How vast the change, how mighty the improvement, from the present state! It was sown in corruption, it shall be raised in incorruption; it was sown in dishonour, it shall be raised in glory; it was sown in weakness, it shall be raised in power. Then will the body be able to bear up under the exceeding great and eternal weight of glory; it will no longer be a clog or an incumbrance to the soul, but a proper instrument and assistant in all the exalted services and enjoyments of the heavenly state. The heart, that was once broken with sorrows, shall now be bound up for ever, and overflow with immortal pleasures; those very eyes, that were wont to run down with tears, and behold many a tragical sight, shall now behold the King in his beauty, and shall behold the Saviour, whom unseen they loved, and all the glories of heaven, and God shall wipe away all their tears. All the senses, which were once avenues of pain, shall now be inlets of the most exalted pleasures. In

short, every organ, every member, shall be employed in the most noble services and enjoyments, instead of the sordid and laborious drudgery, and the painful sufferings of the present state. Blessed change indeed! Rejoice, ye righteous, ye children of God, in prospect of it!

The bodies of the wicked will also be improved; but their improvements will all be terrible and vindictive; their capacities will be thoroughly enlarged, but then it will be that they may be made capable of greater misery. Now they see that tremendous day, of which they were warned in vain, and shudder at those terrors, of which they once made light. They at once know the grand business of the day, and the dreadful purpose for which they were roused from their slumbers in the grave, to be tried, to be convicted, to be condemned, and to be dragged away to execution. Conscience has been anticipating the trial in a separate state, and no sooner is the soul united to the body, than immediately conscience ascends its throne in the breast, and begins to accuse, to convict, to pass sentence, to upbraid and torment.
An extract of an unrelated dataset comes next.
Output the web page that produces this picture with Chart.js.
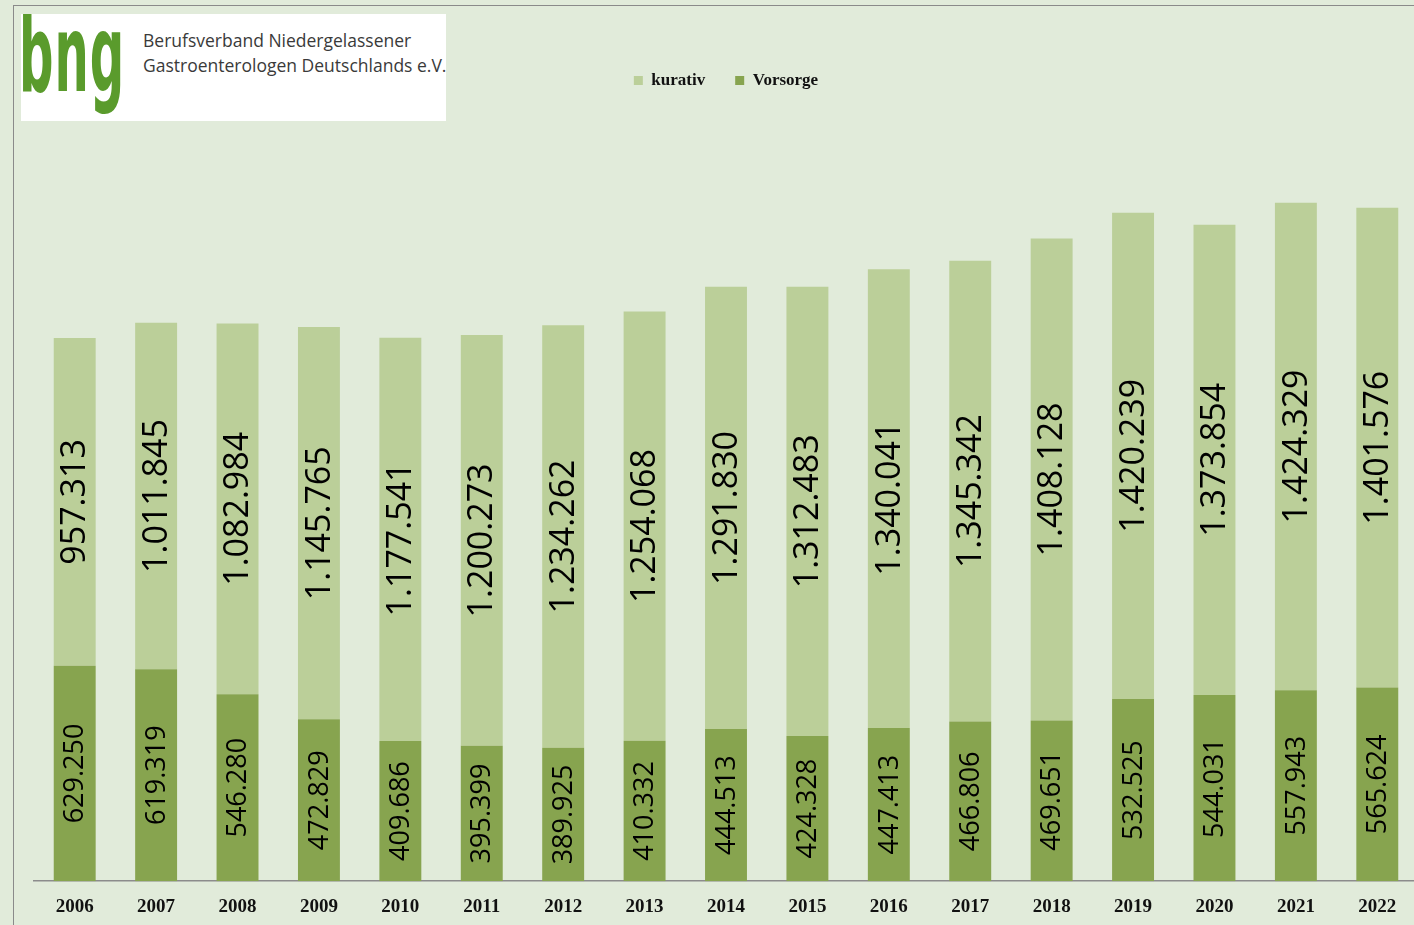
<!DOCTYPE html>
<html>
<head>
<meta charset="utf-8">
<script src="https://cdn.jsdelivr.net/npm/chart.js@4.4.0/dist/chart.umd.min.js"></script>
<style>
  html, body { margin: 0; padding: 0; background: #e1ebda; overflow: hidden; }
  #wrap { position: relative; width: 1414px; height: 925px; overflow: hidden; }
  #frame { position: absolute; left: 13px; top: 5px; width: 1420px; height: 940px;
           border-left: 1.5px solid #8a8a8a; border-top: 1.5px solid #8a8a8a; }
  #chartBox { position: absolute; left: 0; top: 0; width: 1418px; height: 932px; }
  #logo { position: absolute; left: 21px; top: 14px; width: 425px; height: 107px; background: #fff; overflow: hidden; }
  #bng { position: absolute; left: -2px; top: -13px; font-family: "DejaVu Sans Condensed", "DejaVu Sans"; font-weight: bold;
         font-size: 107px; line-height: 1; letter-spacing: 2px; color: #5a9b2c; transform: scaleX(0.5); transform-origin: left top; white-space: nowrap; }
  #org { position: absolute; left: 122px; top: 14px; font-family: "Open Sans", sans-serif; font-size: 17.5px;
         line-height: 25px; color: #3a3a3a; white-space: nowrap; }
</style>
</head>
<body>
<div id="wrap">
  <div id="chartBox"><canvas id="chart_bngKoloskopien"></canvas></div>
  <div id="frame"></div>
  <div id="logo">
    <div id="bng">bng</div>
    <div id="org">Berufsverband Niedergelassener<br>Gastroenterologen Deutschlands e.V.</div>
  </div>
</div>
<script>
const years = ['2006', '2007', '2008', '2009', '2010', '2011', '2012', '2013', '2014',
  '2015', '2016', '2017', '2018', '2019', '2020', '2021', '2022'];
const vorsorge = [629250, 619319, 546280, 472829, 409686, 395399, 389925, 410332, 444513,
  424328, 447413, 466806, 469651, 532525, 544031, 557943, 565624];
const kurativ = [957313, 1011845, 1082984, 1145765, 1177541, 1200273, 1234262, 1254068, 1291830,
  1312483, 1340041, 1345342, 1408128, 1420239, 1373854, 1424329, 1401576];

function fmt(v) {
  return String(v).replace(/\B(?=(\d{3})+(?!\d))/g, '.');
}

var chart_bngKoloskopien = new Chart(document.getElementById('chart_bngKoloskopien'), {
    type: 'bar',
    data: {
        labels: years,
        datasets: [
            {
                label: 'Vorsorge',
                data: vorsorge,
                backgroundColor: '#87a44f',
                labelFont: 27,
                barPercentage: 0.515,
                categoryPercentage: 1
            },
            {
                label: 'kurativ',
                data: kurativ,
                backgroundColor: '#bbcf99',
                labelFont: 34,
                barPercentage: 0.515,
                categoryPercentage: 1
            }
        ]
    },
    options: {
        animation: false,
        responsive: true,
        maintainAspectRatio: false,
        layout: {
            padding: { left: 34, right: 0, top: 42, bottom: 0 }
        },
        plugins: {
            tooltip: { enabled: false },
            legend: {
                display: true,
                reverse: true,
                labels: {
                    color: '#111',
                    boxWidth: 9,
                    boxHeight: 9,
                    padding: 30,
                    font: { family: 'Liberation Serif', size: 17, weight: 'bold' }
                }
            }
        },
        scales: {
            x: {
                stacked: true,
                grid: { display: false, drawTicks: false },
                border: { display: true, color: '#8c8c8c', width: 1.5 },
                ticks: {
                    color: '#111',
                    padding: 14,
                    font: { family: 'Liberation Serif', size: 19, weight: 'bold' }
                }
            },
            y: {
                stacked: true,
                display: false,
                min: 0,
                max: 2285000
            }
        }
    },
    plugins: [{
        id: 'barValues',
        afterDatasetsDraw: (chart) => {
            const ctx = chart.ctx;
            chart.data.datasets.forEach((ds, i) => {
                const meta = chart.getDatasetMeta(i);
                meta.data.forEach((bar, j) => {
                    const cy = (bar.y + bar.base) / 2;
                    ctx.save();
                    ctx.translate(bar.x, cy);
                    ctx.rotate(-Math.PI / 2);
                    ctx.fillStyle = '#000';
                    ctx.textAlign = 'center';
                    ctx.textBaseline = 'middle';
                    ctx.font = ds.labelFont + 'px "Open Sans"';
                    ctx.fillText(fmt(ds.data[j]), 0, 1);
                    ctx.restore();
                });
            });
        }
    }]
});
</script>
</body>
</html>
The guilty criminal is dragged and guarded from his grave to the judgment-seat by fierce unrelenting devils. He is ordered to the left, among the trembling throng;and now the trial comes on; all his evil deeds, and all his omissions of duty, are now produced against him. All the mercies he abused, all the chastisements he despised, all the means of grace he neg lected or misimproved; every sinful, every idle word, nay, his most secret thoughts and dispositions, are all exposed and brought into judgment against him. And when the Judge puts it to him, Is it not so, sinner? Are not these charges true? Conscience obliges him to confess, and cry out, Guilty, guilty. And now the trembling criminal being plainly convicted, and left without all plea and all excuse, the supreme Judge, in stern majesty and inexorable justice, thunders out the dreadful sentence, Depart from me, ye cursed, into everlasting fire, prepared for the devil and his angels, Have we any reason to hope we shall not be of that wretched mul titude, who shall rise to damnation? If there be any inquiry within the compass of human knowledge, that demands our solicitous thoughts, certainly it is this. President Davies.